In a later email, another Frito-Lay lawyer, Susan Chao, wrote, “We know you and the Law Dept worked together to trademark ‘Flamin’ Hot’” but asked Greenfeld if she remembered who had invented the name. “I came up with the Flamin’ Hot name on my own,” Greenfeld replied.
The investigation soon came to an effective dead end. Montañez retired in March 2019. Carey, his corporate mentor, retired that same month.
The next month, Oliver wrote in an email that “Frito-Lay will continue to take the position that Flamin’ Hot Cheetos was created by a team of people and, as with all of our products, we do not credit one person with a product invention or flavor extension.”
Carey and Montañez appeared together soon after, at a June 2019 ceremony where Carey accepted a lifetime achievement award from the East Los Angeles Community Union. In a video created for the event, Montañez shifts his story, saying that it was Carey, and not Enrico, who created the motivational video that inspired him to create Flamin’ Hot Cheetos in the first place, though he has since returned to his version of the story featuring Enrico.
Carey currently sits on the board of the Home Depot, serves as executive chairman of the North Carolina textiles company Unifi and is on the board of a blank-check vehicle, Omnichannel Acquisition Corp.
Indra Nooyi, who was chairman and CEO of PepsiCo while Carey was running Frito-Lay and the Pepsi beverage business, has blurbed Montañez’s new memoir, calling it a “tour de force.” (Nooyi also retired in 2019.) Tom Greco, who took over at Frito-Lay once Carey moved to Pepsi, has also blurbed the book. Nooyi joined PepsiCo in 1994, and Greco worked in Frito-Lay’s Canadian division until the early 2000s.
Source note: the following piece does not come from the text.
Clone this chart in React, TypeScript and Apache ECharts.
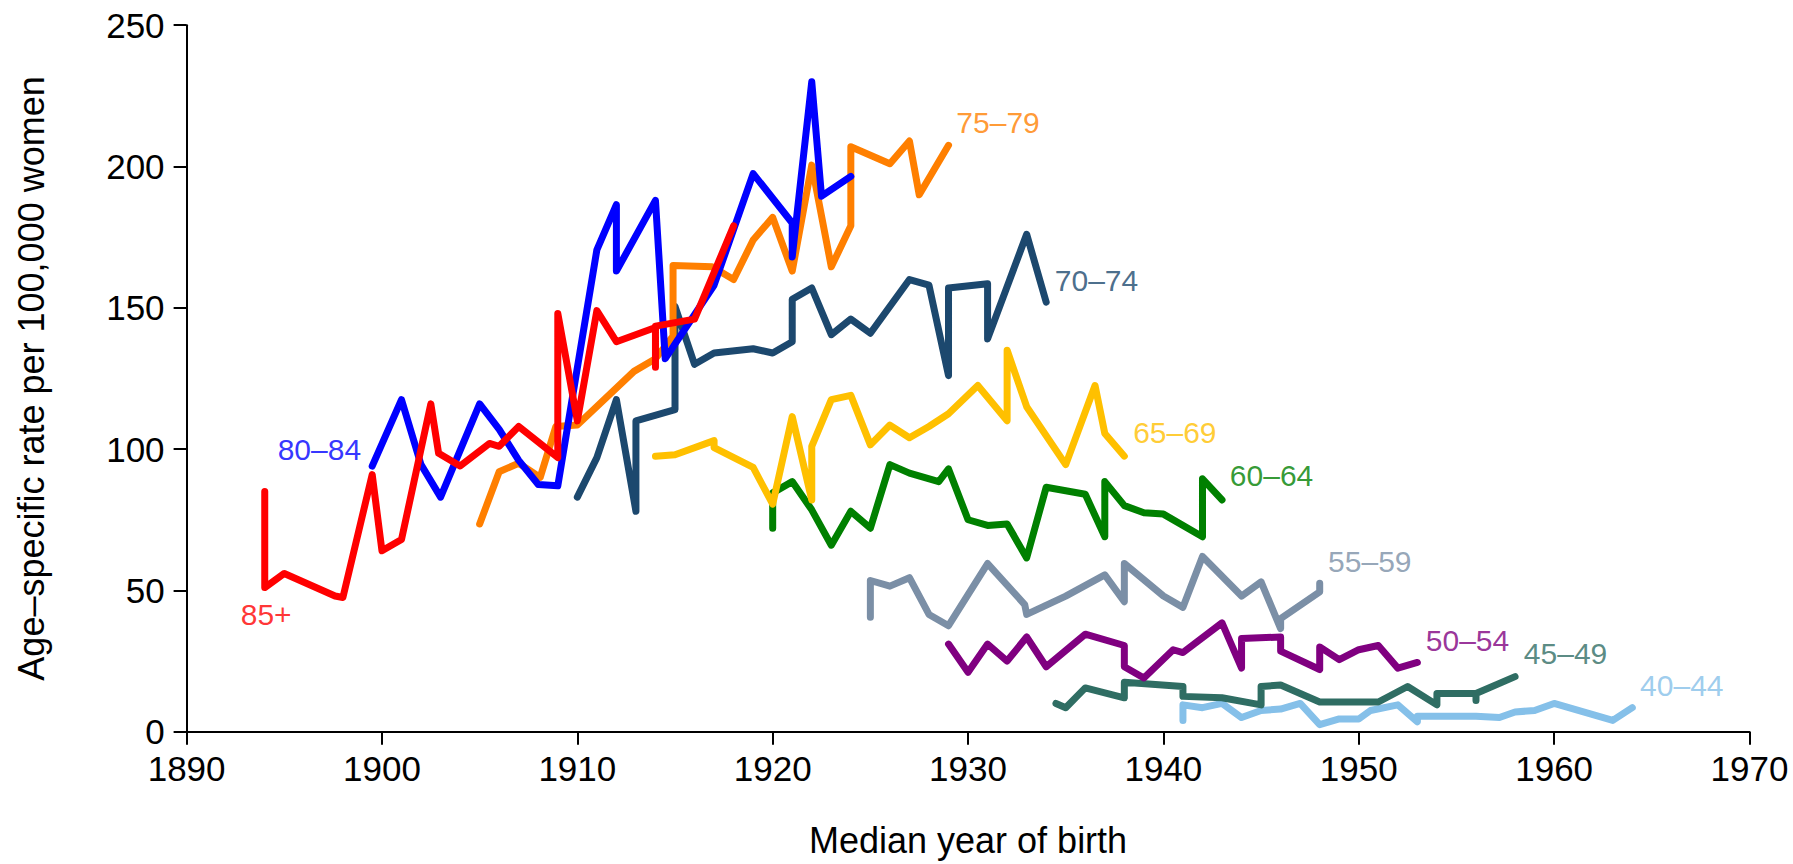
import React, { useEffect, useRef } from "react";
import * as echarts from "echarts";

// ---- Data: [median year of birth, age-specific rate per 100,000 women] ----
const age85plus: [number, number][] = [
  [1894, 85], [1894, 51], [1895, 56], [1897.6, 48], [1898, 47.5], [1899.5, 91], [1900, 64],
  [1901, 68], [1902.5, 116], [1902.9, 98.5], [1904, 94], [1905.5, 102], [1906, 101], [1907, 108],
  [1909, 97], [1909, 148], [1910, 110], [1911, 149], [1912, 138], [1914, 143], [1914, 129],
  [1914, 143.5], [1916, 146], [1918, 179],
];
const age80to84: [number, number][] = [
  [1899.5, 94], [1901, 117.5], [1902, 94.5], [1903, 83], [1905, 116], [1906, 107], [1907, 96],
  [1908, 87.5], [1909, 87], [1911, 170.5], [1912, 186.5], [1912, 163], [1914, 188], [1914.5, 132],
  [1917, 158], [1919, 197.5], [1921, 180], [1921, 168], [1922, 230], [1922.5, 189.5], [1924, 196.5],
];
const age75to79: [number, number][] = [
  [1905, 73.5], [1906, 92], [1907, 95], [1908.1, 90], [1908.9, 108], [1910, 108.5], [1912.9, 127.5],
  [1914, 132], [1914.9, 140], [1914.9, 165], [1916.9, 164.5], [1918, 160], [1919, 174], [1920, 182],
  [1921, 163], [1922, 200.5], [1923, 164.5], [1924, 179], [1924, 207], [1926, 201], [1927, 209],
  [1927.5, 190], [1929, 207.5],
];
const age70to74: [number, number][] = [
  [1910, 83], [1911, 97], [1912, 117.5], [1913, 78], [1913, 110], [1915, 114], [1915, 150.5],
  [1916, 130], [1917, 134], [1919, 135.5], [1920, 134], [1921, 138], [1921, 153], [1922, 157],
  [1923, 140.5], [1924, 146], [1925, 141], [1927, 160], [1928, 158], [1929, 126], [1929, 157],
  [1931, 158.5], [1931, 139], [1933, 176], [1934, 152],
];
const age65to69: [number, number][] = [
  [1914, 97.5], [1915, 98], [1917, 103], [1917, 100.5], [1919, 93.5], [1920, 80.5], [1921, 111.5],
  [1922, 82], [1922, 101], [1923, 117.5], [1924, 119], [1925, 101.5], [1926, 108.5], [1927, 104],
  [1928, 108], [1929, 112.5], [1930.5, 122.5], [1932, 110], [1932, 135], [1933, 115], [1935, 94.5],
  [1936.5, 122.5], [1937, 105.5], [1938, 97.5],
];
const age60to64: [number, number][] = [
  [1920, 72], [1920, 84.5], [1921, 88.5], [1922, 78.5], [1923, 66], [1924, 78], [1925, 72],
  [1926, 94.5], [1927, 91.5], [1928.5, 88.5], [1929, 93], [1930, 75], [1931, 73], [1932, 73.5],
  [1933, 61.5], [1934, 86.5], [1936, 84], [1937, 69], [1937, 88.5], [1938, 80], [1939, 77.5],
  [1940, 77], [1942, 69], [1942, 89.5], [1943, 82],
];
const age55to59: [number, number][] = [
  [1925, 40.5], [1925, 53.5], [1926, 51.5], [1927, 54.5], [1928, 41.5], [1929, 37.5], [1931, 59.5],
  [1932.9, 45], [1933, 41.5], [1935, 48], [1937, 55.5], [1938, 46], [1938, 59.5], [1940, 48],
  [1941, 44], [1942, 62], [1944, 48], [1945, 53], [1946, 36.5], [1946, 40], [1948, 49.5], [1948, 52.5],
];
const age50to54: [number, number][] = [
  [1929, 31], [1930, 21], [1931, 31], [1932, 25], [1933, 33.5], [1934, 23], [1936, 34.5],
  [1938, 30.5], [1938, 23], [1939, 19], [1940.5, 29], [1941, 28], [1943, 38.5], [1944, 22.5],
  [1944, 33], [1946, 33.5], [1946, 28.5], [1948, 22], [1948, 30], [1949, 25.5], [1950, 29],
  [1951, 30.5], [1952, 22.5], [1953, 24.5],
];
const age45to49: [number, number][] = [
  [1934.5, 10], [1935, 8.5], [1936, 15.5], [1938, 12], [1938, 17.5], [1941, 16], [1941, 12.5],
  [1943, 12], [1945, 9.5], [1945, 16], [1946, 16.5], [1948, 10.5], [1951, 10.5], [1952.5, 16],
  [1954, 9.5], [1954, 13.5], [1956, 13.5], [1956, 11], [1956, 13.5], [1958, 19.5],
];
const age40to44: [number, number][] = [
  [1941, 4], [1941, 9.5], [1942, 8.5], [1943, 10], [1944, 5], [1945, 7.5], [1946, 8], [1947, 10],
  [1948, 2.5], [1949, 4.5], [1950, 4.5], [1950.6, 7.5], [1952, 9.5], [1953, 3.5], [1953, 5.5],
  [1956, 5.5], [1957.2, 5], [1958, 7], [1959, 7.5], [1960, 10], [1963, 4], [1964, 8.5],
];

// Age-group names, colours and where their label sits (data coordinates)
const groupNames = ["40–44", "45–49", "50–54", "55–59", "60–64", "65–69", "70–74", "75–79", "80–84", "85+"];
const groupData = [age40to44, age45to49, age50to54, age55to59, age60to64, age65to69, age70to74, age75to79, age80to84, age85plus];
const groupColors = ["#85C0E9", "#2F6D63", "#800080", "#7B8FA6", "#008000", "#FFC000", "#1C486E", "#FF7F00", "#0000FF", "#FF0000"];
const labelAnchors: [number, number][] = [
  [1964.4, 16.2], [1958.45, 27.5], [1953.43, 32.4], [1948.43, 60.2], [1943.4, 90.5],
  [1938.45, 105.9], [1934.44, 159.8], [1929.4, 215.4], [1894.66, 100], [1892.77, 41.3],
];

const xTicks = { min: 1890, max: 1970, interval: 10 };
const yTicks = { min: 0, max: 250, interval: 50 };

const FONT = "'Liberation Sans', Arial, Helvetica, sans-serif";

export default function App() {
  const ref = useRef<HTMLDivElement>(null);

  useEffect(() => {
    if (!ref.current) return;
    const chart = echarts.init(ref.current, undefined, { renderer: "svg" });

    const lineSeries = groupNames.map((name, i) => ({
      name,
      type: "line",
      data: groupData[i],
      showSymbol: false,
      symbol: "none",
      z: 2 + i,
      lineStyle: { color: groupColors[i], width: 7, cap: "round", join: "round" },
      itemStyle: { color: groupColors[i] },
    }));

    const labelSeries = {
      type: "scatter",
      symbolSize: 0,
      z: 20,
      silent: true,
      data: groupNames.map((name, i) => ({
        value: labelAnchors[i],
        name,
        label: {
          show: true,
          formatter: name,
          position: [0, 0],
          align: "left",
          verticalAlign: "middle",
          color: groupColors[i],
          fontSize: 30,
          fontFamily: FONT,
        },
      })),
    };

    const axisCommon = {
      axisLine: { show: true, lineStyle: { color: "#000", width: 2 } },
      axisTick: { show: true, inside: false, length: 13, lineStyle: { color: "#000", width: 2 } },
      splitLine: { show: false },
      nameTextStyle: { color: "#000", fontSize: 36, fontFamily: FONT },
    };

    chart.setOption({
      animation: false,
      backgroundColor: "#ffffff",
      textStyle: { fontFamily: FONT },
      grid: {
        left: 186.6, right: 43.5, top: 25.2, bottom: 132.3,
        containLabel: false, outerBoundsMode: "none",
      },
      xAxis: {
        type: "value",
        ...xTicks,
        ...axisCommon,
        axisLine: { ...axisCommon.axisLine, onZero: false },
        axisLabel: {
          color: "#000", fontSize: 35, margin: 19, fontFamily: FONT,
          showMinLabel: true, showMaxLabel: true,
          formatter: (v: number) => String(v),
        },
        name: "Median year of birth",
        nameLocation: "middle",
        nameGap: 91,
      },
      yAxis: {
        type: "value",
        ...yTicks,
        ...axisCommon,
        axisLabel: {
          color: "#000", fontSize: 35, margin: 22, fontFamily: FONT,
          showMinLabel: true, showMaxLabel: true,
          formatter: (v: number) => String(v),
        },
        name: "Age–specific rate per 100,000 women",
        nameLocation: "middle",
        nameGap: 137,
      },
      series: [...lineSeries, labelSeries],
    });

    return () => chart.dispose();
  }, []);

  return (
    <div
      ref={ref}
      style={{ position: "absolute", left: 0, top: 0, width: 1793, height: 864, background: "#fff" }}
    />
  );
}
Montañez has spent much of his time since retirement working the speaker circuit, according to his social media accounts, delivering keynotes at in-person and virtual events for organizations such as Prudential Financial, the Philadelphia Eagles, recruitment tech company Indeed, call center technology company Genesys, and at Pestworld 2019, the annual conference of the National Pest Management Assn.
After the investigation and his retirement, Montañez has also repeatedly posted to his social media accounts photographs of what he claims are original design materials for Flamin’ Hot Cheetos. Many have recently been deleted.